DATASET EXTRACT:
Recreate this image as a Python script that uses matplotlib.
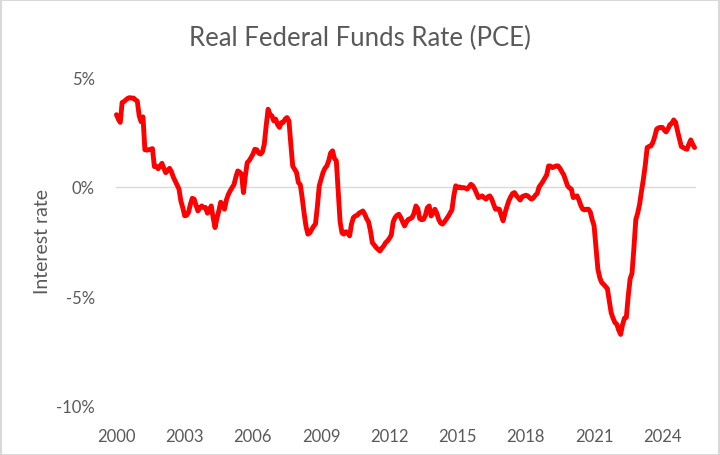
import matplotlib
matplotlib.use("Agg")
import matplotlib.pyplot as plt
from matplotlib.patches import Rectangle

# Monthly real federal funds rate (PCE), Jan 2000 - Jun 2025, in percent
rate_2000 = [3.30, 3.10, 2.95, 3.86, 3.90, 3.98, 4.05, 4.08, 4.06, 4.06, 3.98, 3.92]
rate_2001 = [3.25, 2.98, 3.20, 1.70, 1.68, 1.70, 1.72, 1.75, 0.93, 0.95, 0.83, 0.95]
rate_2002 = [1.08, 0.85, 0.65, 0.75, 0.85, 0.70, 0.45, 0.27, 0.10, -0.10, -0.65, -0.95]
rate_2003 = [-1.32, -1.30, -1.17, -0.80, -0.52, -0.56, -0.85, -1.10, -0.95, -0.87, -0.95, -0.94]
rate_2004 = [-1.20, -1.05, -0.87, -1.40, -1.86, -1.45, -1.10, -0.70, -0.80, -1.02, -0.60, -0.35]
rate_2005 = [-0.18, -0.03, 0.10, 0.45, 0.73, 0.68, 0.58, -0.26, 0.50, 1.11, 1.20, 1.34]
rate_2006 = [1.50, 1.72, 1.70, 1.55, 1.50, 1.60, 1.95, 2.80, 3.55, 3.30, 3.25, 3.02]
rate_2007 = [3.10, 2.85, 2.72, 2.94, 2.95, 3.10, 3.17, 3.02, 1.95, 0.95, 0.80, 0.66]
rate_2008 = [0.20, 0.10, -0.50, -1.20, -1.80, -2.16, -2.10, -1.95, -1.80, -1.70, -0.90, 0.05]
rate_2009 = [0.35, 0.66, 0.85, 0.96, 1.20, 1.55, 1.65, 1.30, 1.19, -0.20, -1.60, -2.10]
rate_2010 = [-2.16, -2.05, -2.09, -2.24, -1.70, -1.40, -1.33, -1.30, -1.20, -1.15, -1.10, -1.25]
rate_2011 = [-1.45, -1.60, -2.00, -2.55, -2.65, -2.77, -2.85, -2.93, -2.80, -2.70, -2.55, -2.47]
rate_2012 = [-2.35, -2.20, -1.60, -1.40, -1.30, -1.25, -1.40, -1.60, -1.78, -1.60, -1.48, -1.45]
rate_2013 = [-1.40, -1.20, -0.87, -1.00, -1.45, -1.50, -1.48, -1.30, -0.95, -0.87, -1.33, -1.20]
rate_2014 = [-1.02, -1.20, -1.48, -1.65, -1.70, -1.60, -1.48, -1.35, -1.20, -1.05, -0.40, 0.05]
rate_2015 = [-0.03, 0.00, -0.05, -0.03, -0.05, -0.10, 0.00, 0.12, 0.05, -0.10, -0.30, -0.49]
rate_2016 = [-0.45, -0.41, -0.50, -0.56, -0.45, -0.41, -0.56, -0.80, -1.02, -1.00, -1.02, -1.30]
rate_2017 = [-1.55, -1.20, -0.90, -0.64, -0.45, -0.30, -0.26, -0.40, -0.50, -0.60, -0.45, -0.41]
rate_2018 = [-0.38, -0.41, -0.50, -0.56, -0.50, -0.38, -0.30, 0.00, 0.12, 0.25, 0.40, 0.55]
rate_2019 = [0.96, 0.95, 0.88, 0.92, 0.96, 0.96, 0.85, 0.69, 0.55, 0.30, 0.05, -0.05]
rate_2020 = [-0.10, -0.49, -0.45, -0.41, -0.60, -0.85, -1.02, -1.05, -1.02, -1.02, -1.15, -1.50]
rate_2021 = [-1.78, -2.80, -3.76, -4.15, -4.37, -4.45, -4.55, -4.65, -5.20, -5.75, -6.00, -6.20]
rate_2022 = [-6.28, -6.55, -6.74, -6.30, -6.00, -5.97, -5.00, -4.20, -3.95, -2.80, -1.50, -1.20]
rate_2023 = [-0.80, -0.20, 0.35, 1.00, 1.80, 1.85, 1.87, 2.03, 2.30, 2.64, 2.70, 2.72]
rate_2024 = [2.72, 2.60, 2.51, 2.65, 2.85, 2.90, 3.06, 2.95, 2.56, 2.20, 1.85, 1.80]
rate_2025 = [1.75, 1.72, 1.95, 2.15, 1.95, 1.80]

series = (rate_2000 + rate_2001 + rate_2002 + rate_2003 + rate_2004 + rate_2005 +
          rate_2006 + rate_2007 + rate_2008 + rate_2009 + rate_2010 + rate_2011 +
          rate_2012 + rate_2013 + rate_2014 + rate_2015 + rate_2016 + rate_2017 +
          rate_2018 + rate_2019 + rate_2020 + rate_2021 + rate_2022 + rate_2023 +
          rate_2024 + rate_2025)

tick_years = ["2000", "2003", "2006", "2009", "2012", "2015", "2018", "2021", "2024"]
y_ticks = [5, 0, -5, -10]
y_tick_labels = ["5%", "0%", "-5%", "-10%"]

plt.rcParams['font.family'] = ['Lato', 'DejaVu Sans']
TXT = '#595959'

W, H = 720, 456
fig = plt.figure(figsize=(W / 100, H / 100), dpi=100)
left, right = 115.5, 695.5
top, bottom = 78.5, 406.7
ax = fig.add_axes([left / W, 1 - bottom / H, (right - left) / W, (bottom - top) / H])

x = list(range(len(series)))
ax.axhline(0, color='#D9D9D9', lw=1.0, zorder=1)
ax.plot(x, series, color='#FF0000', lw=3.5, solid_joinstyle='round',
        solid_capstyle='round', zorder=3, clip_on=False)

ax.set_xlim(-0.5, len(series) - 0.5)
ax.set_ylim(-10, 5)
ax.set_xticks([i * 36 for i in range(len(tick_years))])
ax.set_xticklabels(tick_years)
ax.set_yticks(y_ticks)
ax.set_yticklabels(y_tick_labels)
ax.tick_params(axis='both', length=0, labelsize=12, labelcolor=TXT)
ax.tick_params(axis='y', pad=15)
ax.tick_params(axis='x', pad=16)
for s in ax.spines.values():
    s.set_visible(False)

fig.text(0.5, 1 - 38 / H, "Real Federal Funds Rate (PCE)", ha='center', va='center',
         fontsize=18.5, color=TXT)
fig.text(42 / W, 1 - 241.5 / H, "Interest rate", rotation=90, ha='center', va='center',
         fontsize=14, color=TXT)

fig.patches.append(Rectangle((0.5 / W, 0.5 / H), 1 - 1.5 / W, 1 - 1.5 / H,
                             transform=fig.transFigure, fill=False,
                             edgecolor='#D9D9D9', lw=1.5))

fig.savefig("out.png", dpi=100)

GOAL OF THE EXERCISE: Copy nothing but the lines from the first one in the listing through the line with "from matplotlib.patches import Rectangle", and omit the pictures.

SOLUTION FOR THIS PROBLEM:
Recreate this image as a Python script that uses matplotlib.
import matplotlib
matplotlib.use("Agg")
import matplotlib.pyplot as plt
from matplotlib.patches import Rectangle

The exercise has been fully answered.